Seres sagrados presentes e onipresentes nos monumentos e pirâmides astecas, especialmente na pirâmide de Cholula, centro em torno do qual convergem todos os planos da realidade em Troca de pele. Quetzacóaltl representa justamente, entre suas múltiplas significações, a união dos contrários; seu valor é o de deus do vento, porque é ele quem aproxima e reconcilia os opostos. Em seu caso, a possibilidade de criar vida da própria morte. E, sobre a Serpente Emplumada, símbolo também de totalidade, ali concretamente, pela união de atributos do céu, terra e aguas abissais, do que voa e do que rasteja, expressado na união de contrários lograda num só ser mítico que é simultaneamente serpente e ave solar.

Parece que o pensamento mítico, neste caso asteca, já conhecia um sentido dialético, onde a dimensão teológica permitia o sentimento de totalidade. Nostalgia sempre presente na prosa romanesca de Carlos Fuentes.

E é precisamente ante estes símbolos, imagens, personagens duplas, estrutura actancial andrógina e híbrida, que proliferam ao longo de obra de Fuentes, e que expressam claramente o ideologema do signo, como se vai constituindo aí a problemática do romance, que manifesta justamente uma preocupação muito marcada pelo sentido da Totalidade.

A máscara. A personagem Isabel, diz, por exemplo: “tenho duas caras. Dois rostos. E Javier diz a Elizabeth: “não querias que amasse tua máscara amável, mas o outro, o que fosse, o que tu mesma desconhecias, outra máscara também. E se tu máscara também se transformava, teus dois gestos se refletiriam em seus dois gestos e esse amor seria mais rico”, mais profundo.

Porque, “um homem só é completo quando aceita e expõe e explode seu rosto noturno”. Enfrentamo-nos ante a problemática da identidade individual, mas também ante a problemática da identidade coletiva; neste caso, mexicana, Latino-americana: “Bom, é que primeiro já estão interpretando um papel desde que nasceram e não podem interpretar outro porque seria uma redundância. [...] E logo, o idioma é emprestado, é ressentido. É o idioma do conquistador, e os vencidos o convertem em circunlóquio, defesa, agressão, mas nunca em palavras reais, humanas”.

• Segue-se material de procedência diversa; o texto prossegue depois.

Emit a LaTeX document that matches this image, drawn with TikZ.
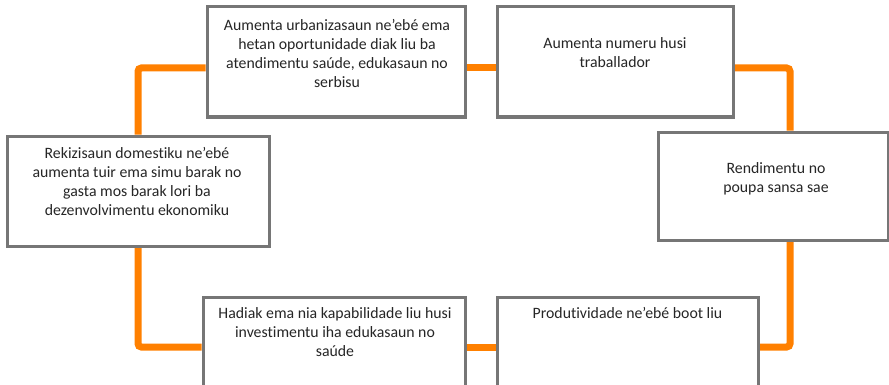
\documentclass[tikz,border=0pt]{standalone}
\usepackage{fontspec}
\setmainfont{Carlito}[Ligatures=NoCommon]
\usetikzlibrary{calc,backgrounds}
\definecolor{loopor}{HTML}{FF8000}
\definecolor{boxgray}{HTML}{767676}
\definecolor{txt}{HTML}{262626}
\begin{document}
\begin{tikzpicture}[x=0.75pt,y=-0.75pt,
  box/.style={draw=boxgray,line width=2.25pt,fill=white,inner sep=0pt,rectangle},
  conn/.style={draw=loopor,line width=5.25pt,rounded corners=2.5pt},
  lbl/.style={anchor=north,inner sep=0pt,align=center,text=txt,
    font=\fontsize{11.85pt}{14.2pt}\selectfont}]
\useasboundingbox (0,0) rectangle (889,385);
% boxes
\node[box,minimum width=193.5pt,minimum height=82.5pt] (A) at (336,62) {};
\node[box,minimum width=177pt,minimum height=82.5pt] (B) at (615,62) {};
\node[box,minimum width=172.5pt,minimum height=81pt] (C) at (773,186) {};
\node[box,minimum width=195.75pt,minimum height=71.25pt] (D) at (627.5,344.5) {};
\node[box,minimum width=196.5pt,minimum height=71.25pt] (E) at (334,344.5) {};
\node[box,minimum width=196.5pt,minimum height=82.5pt] (F) at (138,191) {};
% connectors (behind boxes)
\begin{scope}[on background layer]
\draw[conn] (F.north) |- ($(A.west)+(0,6)$);
\draw[conn] ($(A.east)+(0,6)$) -- ($(B.west)+(0,6)$);
\draw[conn] ($(B.east)+(0,6)$) -| ($(C.north)+(17,0)$);
\draw[conn] ($(C.south)+(17,0)$) |- ($(D.east)+(0,2.5)$);
\draw[conn] ($(D.west)+(0,2.5)$) -- ($(E.east)+(0,2.5)$);
\draw[conn] ($(E.west)+(0,2.5)$) -| (F.south);
\end{scope}
% texts
\node[lbl] (At) at ($(A.north)+(1,14)$) {Aumenta urbanizasaun ne’ebé ema\\hetan oportunidade diak liu ba\\atendimentu saúde, edukasaun no\\serbisu};
\node[lbl] (Bt) at ($(B.north)+(0,32)$) {Aumenta numeru husi\\traballador};
\node[lbl] (Ct) at ($(C.north)+(3,32)$) {Rendimentu no\\poupa sansa sae};
\node[lbl] (Dt) at ($(D.north)+(0,12)$) {Produtividade ne’ebé boot liu};
\node[lbl] (Et) at ($(E.north)+(1,12)$) {Hadiak ema nia kapabilidade liu husi\\investimentu iha edukasaun no\\saúde};
\node[lbl] (Ft) at ($(F.north)+(-1,13)$) {Rekizisaun domestiku ne’ebé\\aumenta tuir ema simu barak no\\gasta mos barak lori ba\\dezenvolvimentu ekonomiku};
\end{tikzpicture}
\end{document}
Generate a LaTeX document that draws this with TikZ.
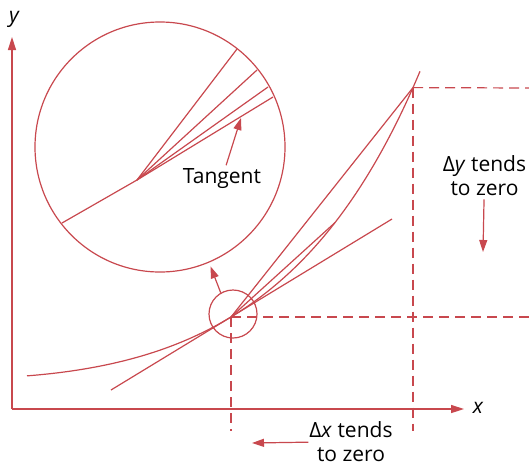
\documentclass[tikz,border=0pt]{standalone}
\usepackage{fontspec}
\setmainfont{Open Sans}
\usetikzlibrary{arrows.meta,positioning}
\definecolor{curvered}{RGB}{200,72,78}
\tikzset{line/.style = {draw=curvered, line width=1.2pt},
         axis/.style = {draw=curvered, line width=1.5pt, -{Triangle[length=13pt,width=8pt]}},
         guide/.style = {draw=curvered, line width=1.2pt, dash pattern=on 10pt off 6pt},
         pointer/.style = {draw=curvered, line width=1.2pt, -{Triangle[length=12pt,width=8pt]}},
         ring/.style = {draw=curvered, line width=1.2pt, circle, inner sep=0pt},
         label/.style = {font=\fontsize{21}{23.3}\selectfont, align=center, inner sep=0pt},
}

\begin{document}
\begin{tikzpicture}[x=1pt, y=-1pt]
  \useasboundingbox (0,0) rectangle (529,461);

  % axes
  \coordinate (O) at (12,409);
  \coordinate (ytop) at (12,37);
  \coordinate (xend) at (464,409);
  \draw[axis] (O) -- (ytop);
  \draw[axis] (O) -- (xend);
  \node[label, font=\fontsize{21}{24}\selectfont\itshape] (ylab) at (14,19) {y};
  \node[label, font=\fontsize{21}{24}\selectfont\itshape] (xlab) at (478,408) {x};

  % curve, chords and tangent
  \coordinate (P) at (231,317);
  \coordinate (R) at (335,222.6);
  \coordinate (Q) at (413,87.6);
  \coordinate (T1) at (111,390);
  \coordinate (T2) at (392,219);
  \draw[line] plot[domain=27:420, samples=90, smooth]
    (\x, {317-84.7*(exp(0.0072*(\x-231))-1)-0.00015*min(\x-231,0)*min(\x-231,0)});
  \draw[line] (P) -- (Q);
  \draw[line] (P) -- (R);
  \draw[line] (T1) -- (T2);

  % dashed guides
  \coordinate (Pr) at (529,317);
  \coordinate (Pd) at (231,431);
  \coordinate (Qr) at (529,88);
  \coordinate (Qd) at (413,431);
  \draw[guide] (P) -- (Pr);
  \draw[guide] (P) -- (Pd);
  \draw[guide] (Q) -- (Qr);
  \draw[guide] (Q) -- (Qd);

  % magnifier
  \node[ring, minimum size=48pt] (lens) at (233,314) {};
  \node[ring, minimum size=250pt] (zoomc) at (160,147) {};
  \draw[pointer, shorten >=4pt] (lens.120) -- (zoomc.-67);

  \coordinate (F) at (137,180);
  \coordinate (F0) at (62,223);
  \coordinate (F1) at (237,49);
  \coordinate (F2) at (257,70);
  \coordinate (F3) at (268,87);
  \coordinate (F4) at (273,97);
  \draw[line] (F0) -- (F) -- (F4);
  \draw[line] (F) -- (F1);
  \draw[line] (F) -- (F2);
  \draw[line] (F) -- (F3);

  \node[label, anchor=base] (tanlab) at (222,183.3) {Tangent};
  \coordinate (tantip) at (241,118);
  \draw[pointer, shorten <=3pt] (tanlab) -- (tantip);

  % labels for the limits
  \node[label] (dylab) at (484.5,175.5) {Δ\textit{y} tends\\to zero};
  \coordinate (dytip) at (483,252);
  \draw[pointer, shorten <=4pt] (dylab) -- (dytip);

  \node[label] (dxlab) at (351,441.5) {Δ\textit{x} tends\\to zero};
  \coordinate (dxtip) at (252,443);
  \draw[pointer, shorten <=1pt] (dxlab) -- (dxtip);
\end{tikzpicture}
\end{document}
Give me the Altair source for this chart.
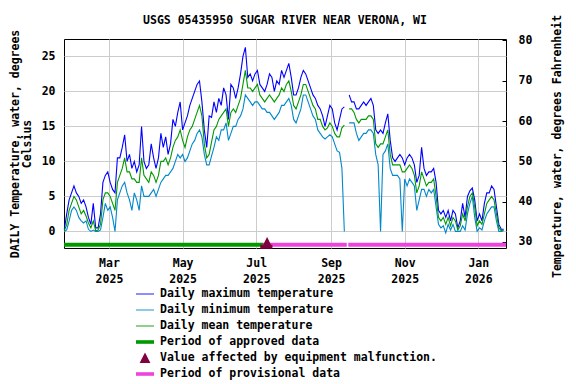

A Máscara individual e coletiva. A máscara leva implícita, de fato, uma pergunta pelo ser. O perguntar pelo ser (como crença, ser último e irredutível), supõe que o ser esteja escondido; a cara que apresenta a realidade é, por isso, falsa; é a cara da aparência. O ser por qual se pergunta não está presente, mas ausente e este necessário descobri-lo. O ser está encoberto, sua totalidade não é evidente nem imediatamente cognoscível.     

A Máscara, a Totalidade. Uma das constantes do romance de Fuentes. E, efetivamente, a eleição do gênero literário para apresentar sua busca, o romance é a forma por excelência que dá possibilidade, que expressa e aflige a problemática da Totalidade. Porque, não é talvez a cultura do signo a que manifesta no último termo essa nostalgia pela Totalidade?

“O romance”, afirma Lukács, “é a aventura de uma época para a qual não está já sensivelmente dada a totalidade extensiva da vida; uma época para a qual a imanência do sentido à vida se tornou problemática; mas que, sem dúvidas, preserva o espírito que busca a Totalidade, o templo de totalidade”. O romance é assim uma nostalgia, uma busca da totalidade perdida. Qual? A da relação harmônica eu-mundo e, a das relações constitutivas essência e existência no homem.

Porque se na epopeia, essência, plenitude de sentido e vida formam um todo harmônico, se o mundo e eu se separam claramente “mas apesar disso não chegam a ser dispares” é, porque, como afirma Lukács, a alma se encontra em meio do mundo como qualquer outro membro dessa rítmica; se tudo é para ela novo e, “sem dúvida, familiar; aventura e possessão; o mundo é amplo e, logo, como a casa própria”, no romance essência e existência, eu e mundo deixam de ser um todo harmônico; o mundo é amplo e alheio, é aventura e estranhamento.

O romance ser verá tomado então pela busca, um desgarrador intento por descobrir e construir a totalidade da vida. E, este romance de Carlos Fuentes, Troca de pele, testemunha tal busca; seu acesso pleno à cultura do signo está em todos os níveis da narrativa como preocupação e constitui uma constante, uma obsessão, que vai configurando a estrutura significativa e a visão de mundo deste autor.

Aqui nos aproximamos apenas do nível estrutural e actancial da obra. Poderíamos explorar ainda outras dimensão da narrativa. Deixamos assim a inquietação em torno de uma obra como Troca de pele: a inquietação sobre o ser do romance.

* Esta é versão livre de "La cultura del signo en Cambio de piel de Carlos Fuentes", publicada na Revista Universitas Humanística.